- The stablecoin market cap hits $227B, with $123B on Ethereum alone.
- Ethereum L2 fees now match or beat Solana’s on most days.
- ETH exchange balances fall to multi-year lows, tightening supply.
The progress in scalability is now such that Ethereum Layer 2 networks are processing transactions as cheaply as Solana. Meanwhile, the stablecoins on Ethereum have hit $123 billion, taking the total stablecoin market to a new record of $227 billion.
Stablecoin Market Cap Reaches Record $227 Billion
A report by DeFiLlama shows that the total market cap of all stablecoins in circulation reached a new record of $227.26 billion. The rise is a $2.94 billion increase in just 24 hours, as demand for stable assets continues to grow during volatile times.
Ethereum remains the leader in the space, with over $123.35 billion in stablecoins now in circulation on its network, up from just $22 billion in January 2021. This rapid growth indicates that Ethereum-based assets are being used more and more in decentralized finance, trading and payments.
Additionally, it demonstrates increasing confidence in Ethereum’s capacity to handle high volumes of on-chain activity even in price volatility. Since ETH first hit $1,400, Ethereum’s stablecoin market cap has increased by a factor of 1,000,000, according to analyst Ryan Berckmans. This massive rise shows that Ethereum is the main settlement layer for dollar-pegged assets on chain.
Transaction Costs Fall Across Ethereum Layer 2s
Meanwhile, according to new data from OnchainHQ, Ethereum Layer 2 networks are becoming more competitive with alternatives such as Solana. In the last few months, median transaction costs on L2 chains such as Arbitrum, Zksync, and Base have plummeted.
Now, most Layer 2s are now processing transactions at or below Solana’s cost levels. For example, Arbitrum and Zksync will often have transaction fees under $0.01. In comparison, Ethereum’s base layer fees are still above $1, making L2 scaling solutions an efficient way to scale.
The trend points to improved accessibility and user growth potential. Ethereum L2s are poised to attract more users from high-cost chains and centralized services with cheaper fees and faster transactions. This is especially true for applications that need to carry out frequent or microtransactions, such as gaming or social finance platforms.
Developer Activity Supports Broad Ethereum Ecosystem
In addition to its growing stablecoin base and lower transaction fees, Ethereum also has strong developer activity.

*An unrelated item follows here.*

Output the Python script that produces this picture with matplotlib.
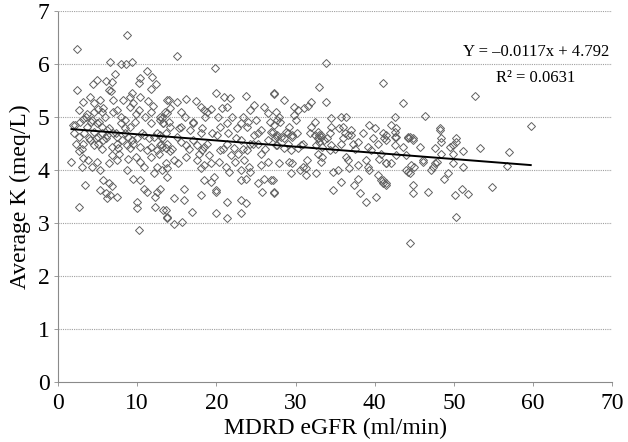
import matplotlib
matplotlib.use("Agg")
import matplotlib.pyplot as plt
import numpy as np

# MDRD eGFR (ml/min) and average K (meq/L)
egfr = [
 2.4, 8.7, 6.6, 7.9, 8.6, 9.4, 2.45, 11.2, 11.9, 10.3, 10.2, 12.4, 11.8, 7.2, 6.8, 6.0, 4.9, 4.4,
 6.4, 6.7, 8.2, 9.3, 9.1, 10.4, 11.4, 14.0, 3.2, 2.7, 4.1, 5.3, 4.5, 5.1, 5.7, 5.5, 7.0, 2.15,
 3.1, 3.6, 7.4, 7.9, 8.5, 9.1, 9.5, 9.9, 10.2, 11.7, 12.9, 13.3, 11.7, 9.1, 5.5, 6.2, 4.9, 4.3,
 3.6, 1.9,
 2.7, 3.2, 2.7, 4.1, 4.5, 5.1, 5.7, 5.1, 6.8, 7.4, 7.6, 8.1, 8.7, 9.1, 9.5, 10.0, 10.4, 11.2,
 11.7, 12.5, 12.9, 13.6, 1.7, 3.2, 3.8, 4.3, 4.9, 5.3, 3.0, 6.4, 6.8, 7.4, 8.7, 9.8, 10.4, 10.8,
 11.7, 12.5, 13.1, 13.6, 12.1, 3.4, 5.7, 6.4, 6.8, 5.3, 6.0, 6.6, 7.4, 6.2, 9.5, 10.4, 10.8, 11.2,
 12.5, 12.9, 12.3, 2.6, 10.0, 10.0, 12.3, 13.6, 13.8, 10.2, 5.5, 6.2, 8.9, 9.3, 8.5, 10.8, 12.1,
 12.5, 13.1, 7.4, 7.0, 4.5,
 15.0, 19.8, 19.9, 20.9, 21.7, 21.3, 20.7, 23.7, 24.7, 27.3, 13.8, 15.0, 16.1, 14.2, 15.5, 13.8,
 13.1, 18.0, 18.4, 19.3, 18.6, 23.3, 24.3, 23.1, 22.6, 23.9, 25.0, 26.0, 26.5, 27.7, 25.6, 26.9,
 27.7, 21.4, 20.5, 17.1, 16.7, 15.5, 14.2, 13.6, 18.0, 20.1, 24.8, 12.9, 13.3, 14.0,
 13.1, 14.2, 16.1, 14.6, 15.2, 16.1, 13.8, 13.8, 17.6, 18.4, 18.0, 19.3, 20.3, 21.2, 21.6, 22.4,
 23.1, 23.5, 24.1, 24.3, 25.6, 26.5, 26.0, 25.2, 26.9, 23.7, 23.1, 19.7, 19.3, 18.4, 19.9, 15.9,
 14.6, 15.9, 18.0, 19.9, 21.4, 23.1, 23.7, 25.8, 27.3, 13.3, 13.8, 14.6, 15.7, 16.9, 19.9, 21.4,
 23.1, 15.0, 17.1, 18.4, 22.2, 23.9, 24.3, 26.5, 27.5, 12.9, 21.4, 21.8, 20.5, 17.6, 18.2, 18.8,
 17.8, 19.1, 15.5, 13.8, 22.7, 23.1, 25.2, 25.6,
 33.8, 41.0, 33.0, 27.3, 28.5, 33.8, 31.9, 31.1, 31.6, 29.8, 30.3, 27.5, 27.9, 27.3, 29.8, 30.0,
 29.2, 28.8, 29.6, 32.4, 31.9, 34.5, 35.7, 36.4, 36.0, 37.0, 35.5, 34.5, 39.3, 40.0, 41.4, 33.0,
 32.8, 33.2, 36.6, 27.7, 28.6,
 27.1, 28.1, 29.0, 29.6, 30.7, 27.7, 28.6, 29.4, 30.3, 27.9, 29.2, 29.6, 30.5, 30.9, 31.3, 31.5,
 32.8, 33.2, 33.4, 34.3, 34.7, 35.3, 36.6, 36.8, 36.4, 37.2, 37.9, 35.7, 34.5, 34.3, 36.2, 37.0,
 39.1, 40.4, 41.2, 39.5, 40.8, 38.9, 39.1, 39.3, 37.9, 41.4, 27.1, 27.3, 29.4, 31.3, 32.6, 35.8,
 34.7, 37.4, 37.9, 38.1, 38.9, 40.2, 40.8, 41.0, 41.4, 40.4, 32.4, 32.8, 33.0, 33.2, 32.6, 33.4,
 33.6, 32.8,
 43.6, 52.6, 42.6, 46.4, 42.1, 42.7, 48.2, 42.5, 44.4, 44.8, 48.4, 50.3,
 41.4, 42.5, 42.7, 42.5, 43.6, 44.2, 44.8, 44.2, 45.7, 44.0, 42.7, 41.4, 42.1, 44.6, 45.0, 44.4,
 44.2, 44.0, 46.1, 46.1, 47.1, 47.6, 47.8, 47.4, 47.6, 48.4, 48.4, 48.2, 49.5, 49.9, 50.3, 49.9,
 49.9, 51.2, 51.2, 53.3, 49.3, 48.8, 41.0, 41.4, 44.8, 44.8, 46.7, 50.1, 51.0, 51.8, 54.8, 50.3,
 44.5, 41.0,
 59.7, 57.0, 56.7,
 2.0, 2.3, 2.8, 3.0, 3.3, 3.5, 3.9, 4.2, 4.6, 4.8, 5.2, 5.6, 5.9, 6.1, 6.5, 6.9, 7.3, 7.7, 8.0, 8.4,
 8.8, 9.7, 10.6, 11.0, 11.5, 12.0, 12.7, 13.0, 13.5, 14.4,
 15.3, 16.0, 16.5, 17.0, 17.4, 18.2, 18.8, 19.5, 20.2, 20.8, 21.5, 22.0, 22.5, 23.4, 24.0, 24.6,
 25.3, 26.2, 26.8, 27.4,
 28.0, 29.0, 30.2, 31.0, 31.8, 34.0, 35.0, 36.0, 37.5, 38.5, 39.8, 40.5,
]
avg_k = [
 6.28, 6.55, 6.03, 6.01, 6.01, 6.03, 5.51, 5.87, 5.75, 5.73, 5.64, 5.62, 5.52, 5.81, 5.67, 5.68, 5.70, 5.62,
 5.51, 5.50, 5.33, 5.46, 5.38, 5.38, 5.30, 5.32, 5.29, 5.13, 5.37, 5.32, 5.26, 5.16, 5.18, 5.10, 5.32, 4.85,
 4.96, 5.06, 5.13, 4.88, 4.94, 5.19, 5.26, 5.05, 5.13, 5.10, 5.01, 4.88, 4.88, 4.82, 4.82, 4.75, 4.88, 4.94,
 4.82, 4.85,
 4.63, 4.50, 4.35, 4.57, 4.47, 4.63, 4.57, 4.50, 4.44, 4.50, 4.41, 4.57, 4.47, 4.41, 4.50, 4.60, 4.44, 4.38,
 4.44, 4.38, 4.47, 4.41, 4.16, 4.22, 4.19, 4.06, 4.16, 4.00, 4.06, 4.13, 4.28, 4.19, 4.01, 4.25, 4.16, 4.06,
 4.25, 4.06, 4.00, 4.13, 3.94, 3.72, 3.81, 3.75, 3.69, 3.62, 3.56, 3.53, 3.50, 3.47, 3.84, 3.81, 3.65, 3.59,
 3.59, 3.65, 3.50, 3.30, 3.40, 3.28, 3.31, 3.25, 3.11, 2.87, 4.69, 4.66, 4.63, 4.57, 4.69, 4.66, 4.63,
 4.69, 4.60, 4.63, 4.69, 4.72,
 6.15, 5.93, 5.46, 5.37, 5.35, 5.19, 5.18, 5.40, 5.23, 5.45, 5.32, 5.29, 5.34, 5.18, 5.10, 5.07,
 4.98, 5.19, 5.13, 5.16, 5.01, 5.01, 5.13, 4.88, 4.79, 4.82, 4.94, 5.19, 5.07, 4.94, 4.75, 4.72,
 4.63, 4.88, 4.82, 4.88, 4.75, 4.82, 4.82, 4.69, 4.69, 4.66, 4.66, 4.94, 4.88, 4.91,
 4.44, 4.35, 4.47, 4.19, 4.13, 4.25, 4.03, 3.87, 4.19, 4.09, 4.03, 4.13, 4.16, 4.06, 3.97, 4.16,
 4.00, 4.19, 4.06, 3.97, 4.09, 4.16, 3.84, 3.75, 3.81, 3.84, 3.81, 3.87, 3.78, 3.81, 3.62, 3.65,
 3.47, 3.43, 3.53, 3.59, 3.40, 3.43, 3.38, 3.59, 3.56, 3.25, 3.09, 2.99, 3.02, 3.21, 3.18, 3.09,
 3.18, 4.63, 4.57, 4.44, 4.41, 4.38, 4.50, 4.57, 4.47, 4.66, 4.50, 4.28, 4.38, 4.47, 4.38, 4.50,
 4.31, 4.28, 4.53, 4.50, 4.31, 4.57, 4.50, 4.31,
 6.02, 5.65, 5.57, 5.43, 5.32, 5.28, 5.29, 5.18, 5.21, 5.19, 5.13, 5.10, 5.01, 4.85, 5.04, 4.94,
 4.82, 4.72, 4.66, 4.91, 4.82, 4.98, 5.01, 5.01, 4.82, 4.75, 4.79, 4.82, 4.85, 4.79, 4.66, 4.66,
 4.60, 4.63, 4.66, 4.66, 4.60,
 4.72, 4.63, 4.69, 4.63, 4.47, 4.47, 4.41, 4.38, 4.41, 4.13, 4.16, 4.13, 4.00, 4.06, 4.03, 4.19,
 4.31, 4.16, 4.25, 4.38, 3.97, 4.00, 4.19, 4.03, 4.25, 4.50, 4.53, 4.50, 4.47, 4.69, 4.69, 4.66,
 4.44, 4.50, 4.60, 4.38, 4.31, 4.19, 4.06, 4.00, 4.09, 4.13, 3.81, 3.59, 3.94, 3.91, 3.94, 3.78,
 3.62, 3.72, 3.84, 3.56, 3.40, 3.50, 3.81, 3.75, 3.72, 3.91, 4.66, 4.60, 4.53, 4.66, 4.47, 4.44,
 4.57, 4.72,
 5.26, 5.40, 5.01, 5.02, 4.85, 4.79, 4.79, 4.63, 4.63, 4.60, 4.60, 4.60,
 4.57, 4.47, 4.63, 4.72, 4.44, 4.60, 4.57, 4.63, 4.44, 4.28, 4.28, 4.13, 4.13, 4.09, 4.06, 3.94,
 3.97, 4.00, 4.16, 4.19, 4.00, 4.13, 4.16, 4.06, 4.41, 4.53, 4.31, 4.75, 4.44, 4.47, 4.53, 4.31,
 4.13, 4.35, 4.06, 4.41, 3.94, 3.84, 3.81, 3.75, 3.72, 3.56, 3.59, 3.53, 3.64, 3.55, 3.68, 3.11,
 2.62, 4.69,
 4.83, 4.34, 4.08,
 4.70, 4.50, 4.90, 4.40, 4.70, 5.00, 4.60, 4.90, 5.10, 4.60, 4.90, 4.40, 5.00, 4.60, 4.80, 5.10, 4.70, 4.30, 5.00, 4.80,
 4.20, 4.90, 4.70, 5.00, 4.60, 5.20, 4.30, 4.50, 5.10, 4.40,
 4.80, 5.00, 4.40, 4.90, 5.30, 4.80, 5.10, 4.70, 5.00, 4.40, 4.70, 5.00, 4.60, 4.40, 4.90, 4.50,
 4.70, 4.40, 4.90, 4.60,
 4.90, 4.50, 4.70, 4.50, 4.70, 4.60, 4.40, 4.60, 4.40, 4.70, 4.60, 4.20,
]

# trendline stated on the chart
slope = -0.0117
intercept = 4.792
eq_text = "Y = \u20130.0117x + 4.792"
r2_text = "R\u00b2 = 0.0631"

x_ticks = [0, 10, 20, 30, 40, 50, 60, 70]
y_ticks = [0, 1, 2, 3, 4, 5, 6, 7]

plt.rcParams['font.family'] = ['Liberation Serif', 'DejaVu Serif']

fig = plt.figure(figsize=(6.28, 4.42), dpi=100)
ax = fig.add_axes([0.0924, 0.1357, 0.8826, 0.8393])

ax.set_xlim(0, 70)
ax.set_ylim(0, 7)
ax.set_xticks(x_ticks)
ax.set_yticks(y_ticks)

for yv in y_ticks[1:]:
    ax.axhline(yv, color='#a0a0a0', lw=0.8, ls=(0, (1, 1)), zorder=0)

ax.plot(egfr, avg_k, ls='none', marker='D', ms=3.8, mfc='none',
        mec='#606060', mew=0.7, zorder=2)

xs = np.array([min(egfr), max(egfr)])
ax.plot(xs, intercept + slope * xs, color='black', lw=1.4, zorder=3)

for s in ['top', 'right']:
    ax.spines[s].set_visible(False)
ax.spines['left'].set_color('#8a8a8a')
ax.spines['left'].set_linestyle((0, (1, 1)))
ax.spines['left'].set_linewidth(0.8)
ax.spines['bottom'].set_color('#8a8a8a')
ax.spines['bottom'].set_linewidth(0.8)

ax.tick_params(axis='both', direction='out', length=3, width=0.6,
               color='#8a8a8a', labelsize=17)
ax.tick_params(axis='x', pad=5)
ax.tick_params(axis='y', pad=3)

ax.set_xlabel("MDRD eGFR (ml/min)", fontsize=17, labelpad=3)
ax.set_ylabel("Average K (meq/L)", fontsize=17, labelpad=5)

ax.text(0.862, 0.878, eq_text, transform=ax.transAxes, fontsize=12,
        ha='center', va='baseline')
ax.text(0.862, 0.808, r2_text, transform=ax.transAxes, fontsize=12,
        ha='center', va='baseline')

fig.savefig("out.png", dpi=100)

Ethereum Layer 2s have 1,385 active developers, as per a chart comparing active developers per blockchain type.
Among EVM-compatible L1s, there are 804 developers, and for the non-EVM-compatible L1s, there are 1,752. But “Other Types”, a combination of protocols, multi-chain tools, and cross-chain apps, has 19,941 developers. These figures illustrate where builders are focused and how the various parts of the ecosystem are evolving.
Long-term innovation is supported by strong developer participation. The blockchain grows with new apps, tools and infrastructure as more developers build on Ethereum and its L2s. This can attract more users and more on-chain activity and scale the network.
Ethereum L2s are considered adoption accelerators. They are cheaper and faster, making them perfect for developers building blockchain solutions in the real world. This makes the Ethereum network useful for more than just finance and into fields such as identity, gaming, and decentralized social media.
Exchange Balances Show Reduced Sell Pressure on ETH
More ETH leaves centralized exchanges and supply dynamics on Ethereum continue to shift. According to Glassnode data Ethereum’s percent balance on exchanges has reached lows, levels not seen in years.
From around 24% in 2022, ETH held on exchanges has steadily declined to below 13% by April 2025. Price action has also been volatile, which could mean that holders are simply moving their ETH to self-custody or staking instead of selling.
This is a trend that shows lower available supply on exchanges, which in turn can decrease short-term selling pressure. Long-term holders may also be showing growing confidence with fewer tokens on trading platforms. The supply of tradable ETH shrinks even more as liquidity tightens and demand rises from DeFi, NFTs, and rollups.